Exercise aim: Omit every picture, and retype the lines that run from the beginning of the data below through the line containing "(8,7) rectangle (1133,530);", inclusive.
— start of Input records —
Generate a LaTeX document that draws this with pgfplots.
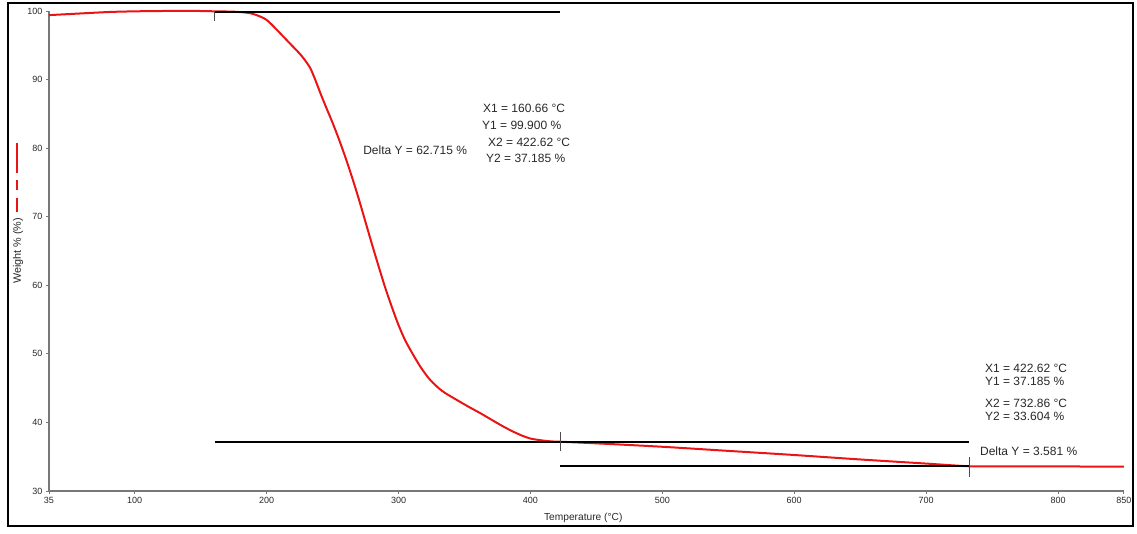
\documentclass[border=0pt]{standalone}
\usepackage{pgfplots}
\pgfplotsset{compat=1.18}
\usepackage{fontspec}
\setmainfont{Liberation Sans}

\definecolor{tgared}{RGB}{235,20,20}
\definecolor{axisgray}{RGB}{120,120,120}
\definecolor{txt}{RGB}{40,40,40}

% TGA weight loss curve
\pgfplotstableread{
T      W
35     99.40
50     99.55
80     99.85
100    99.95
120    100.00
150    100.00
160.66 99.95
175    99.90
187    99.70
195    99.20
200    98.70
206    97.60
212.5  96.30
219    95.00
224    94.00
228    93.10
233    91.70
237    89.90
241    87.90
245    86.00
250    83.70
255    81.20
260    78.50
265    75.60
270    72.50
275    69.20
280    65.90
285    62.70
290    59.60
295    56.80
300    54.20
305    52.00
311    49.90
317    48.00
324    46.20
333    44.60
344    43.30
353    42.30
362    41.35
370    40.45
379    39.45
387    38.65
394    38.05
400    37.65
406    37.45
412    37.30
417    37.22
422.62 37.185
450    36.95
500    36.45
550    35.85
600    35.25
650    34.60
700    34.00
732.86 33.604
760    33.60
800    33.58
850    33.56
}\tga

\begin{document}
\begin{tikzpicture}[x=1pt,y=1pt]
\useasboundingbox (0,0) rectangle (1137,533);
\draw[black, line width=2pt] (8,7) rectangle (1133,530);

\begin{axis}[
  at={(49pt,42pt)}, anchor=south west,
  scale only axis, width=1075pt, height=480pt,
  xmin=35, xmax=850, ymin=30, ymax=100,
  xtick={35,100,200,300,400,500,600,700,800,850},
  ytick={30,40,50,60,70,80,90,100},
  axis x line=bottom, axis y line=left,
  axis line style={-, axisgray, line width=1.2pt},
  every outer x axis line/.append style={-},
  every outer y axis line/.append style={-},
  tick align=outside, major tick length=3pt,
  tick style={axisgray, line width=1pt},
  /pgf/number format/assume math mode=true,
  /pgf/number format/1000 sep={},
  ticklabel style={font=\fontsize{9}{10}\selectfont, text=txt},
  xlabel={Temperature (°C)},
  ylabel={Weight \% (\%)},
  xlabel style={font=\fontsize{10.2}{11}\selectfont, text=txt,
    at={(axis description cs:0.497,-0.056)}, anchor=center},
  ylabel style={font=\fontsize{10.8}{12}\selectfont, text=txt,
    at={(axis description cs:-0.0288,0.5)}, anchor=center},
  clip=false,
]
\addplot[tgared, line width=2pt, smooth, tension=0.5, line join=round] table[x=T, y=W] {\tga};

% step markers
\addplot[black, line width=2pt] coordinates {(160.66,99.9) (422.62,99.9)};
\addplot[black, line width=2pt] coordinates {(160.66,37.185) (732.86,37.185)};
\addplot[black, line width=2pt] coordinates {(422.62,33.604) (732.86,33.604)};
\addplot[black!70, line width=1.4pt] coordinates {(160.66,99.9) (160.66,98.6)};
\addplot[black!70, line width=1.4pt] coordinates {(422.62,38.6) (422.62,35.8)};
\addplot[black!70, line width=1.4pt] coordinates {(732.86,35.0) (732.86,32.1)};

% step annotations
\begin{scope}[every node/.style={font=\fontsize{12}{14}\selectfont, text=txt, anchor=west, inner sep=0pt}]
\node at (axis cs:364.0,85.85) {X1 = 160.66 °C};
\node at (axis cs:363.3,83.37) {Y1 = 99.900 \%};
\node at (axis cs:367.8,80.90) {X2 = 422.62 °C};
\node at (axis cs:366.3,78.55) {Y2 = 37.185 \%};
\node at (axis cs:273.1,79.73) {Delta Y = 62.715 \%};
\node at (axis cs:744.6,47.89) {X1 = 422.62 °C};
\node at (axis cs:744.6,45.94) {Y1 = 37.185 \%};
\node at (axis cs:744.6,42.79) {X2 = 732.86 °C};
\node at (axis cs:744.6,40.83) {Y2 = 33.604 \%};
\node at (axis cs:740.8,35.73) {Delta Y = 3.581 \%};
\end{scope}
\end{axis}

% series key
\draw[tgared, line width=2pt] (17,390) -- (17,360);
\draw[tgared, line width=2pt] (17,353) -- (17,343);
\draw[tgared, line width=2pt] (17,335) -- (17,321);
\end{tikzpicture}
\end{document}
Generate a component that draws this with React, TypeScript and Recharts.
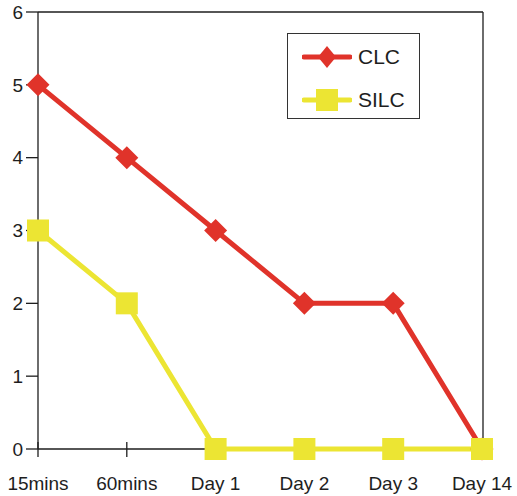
— end of Input records —
Final result:
Generate a LaTeX document that draws this with pgfplots.
\documentclass[border=0pt]{standalone}
\usepackage{pgfplots}
\pgfplotsset{compat=1.18}
\usepackage{fontspec}
\setmainfont{Liberation Sans}

\definecolor{tgared}{RGB}{235,20,20}
\definecolor{axisgray}{RGB}{120,120,120}
\definecolor{txt}{RGB}{40,40,40}

% TGA weight loss curve
\pgfplotstableread{
T      W
35     99.40
50     99.55
80     99.85
100    99.95
120    100.00
150    100.00
160.66 99.95
175    99.90
187    99.70
195    99.20
200    98.70
206    97.60
212.5  96.30
219    95.00
224    94.00
228    93.10
233    91.70
237    89.90
241    87.90
245    86.00
250    83.70
255    81.20
260    78.50
265    75.60
270    72.50
275    69.20
280    65.90
285    62.70
290    59.60
295    56.80
300    54.20
305    52.00
311    49.90
317    48.00
324    46.20
333    44.60
344    43.30
353    42.30
362    41.35
370    40.45
379    39.45
387    38.65
394    38.05
400    37.65
406    37.45
412    37.30
417    37.22
422.62 37.185
450    36.95
500    36.45
550    35.85
600    35.25
650    34.60
700    34.00
732.86 33.604
760    33.60
800    33.58
850    33.56
}\tga

\begin{document}
\begin{tikzpicture}[x=1pt,y=1pt]
\useasboundingbox (0,0) rectangle (1137,533);
\draw[black, line width=2pt] (8,7) rectangle (1133,530);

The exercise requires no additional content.